I knew I shouldn’t go, it wasn’t safe, but there I was in a storm out hiking again. The biggest risk was falling trees. High winds, rain shifting to snow or ice. Big limbs swaying, fallen trees across the trail. No one anywhere, just me and my boots and my beard. It’s times like these that really harden a man: like making bone broth or chicken stock, it takes a good thrashing to get the best flavor. And I guess that’s what I wanted out of life, the flavor.
There was the guy and his daughter we met on a coastal hike who said he camped there every Christmas. His name was Bill also, a bit strange. His daughter and mine were similar ages and went off to bond, leaving me and Bill alone on the beach. Divorced, and something off about him.
Isn’t it stormy as hell that time of year, I asked? And it was. I imagined his poor daughter suffering through, imagined the tent flapping around, the wet sand and rain, the beach consumed by crashing waves…but then!, the winds dying down…the look of the mist on the trees…an eagle crying…a crack of light at dusk…and I wanted to be on that beach myself, in winter! With my kids! They’d remember that much, at least. Have a good story to tell their kids someday.

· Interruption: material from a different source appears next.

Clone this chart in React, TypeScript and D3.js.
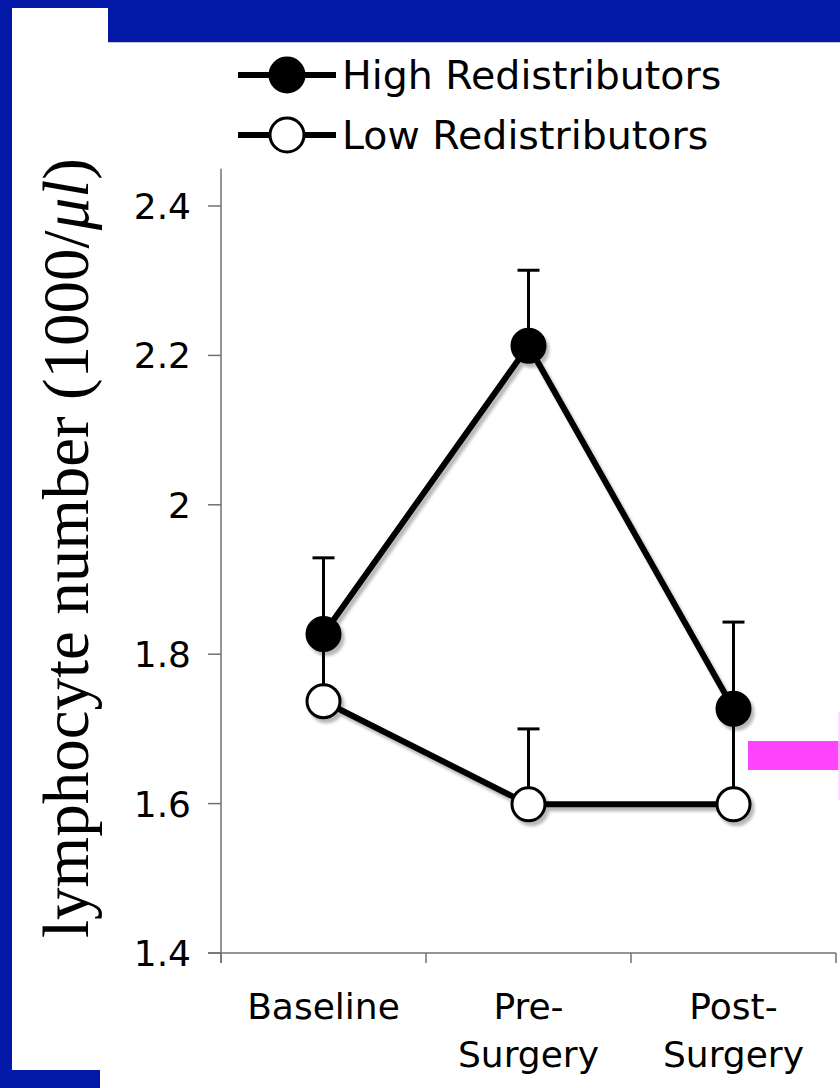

The problem started with the awareness that the days were blurring together with little to set them apart. My dad called it a “slurry,” a mixture of concrete and gravel used for filling holes. I worried that I was falling into the beginnings of old age, that mid-life slump. And that brought me back to fantasies of snow camping, of slogging my way up an exposed ridge. Maybe hormone shots would be better I thought, and require less work to feel that flavor-feeling.
I took my fish oil pills and put in my mouth guard, plugged in my phone and said “goodnight.”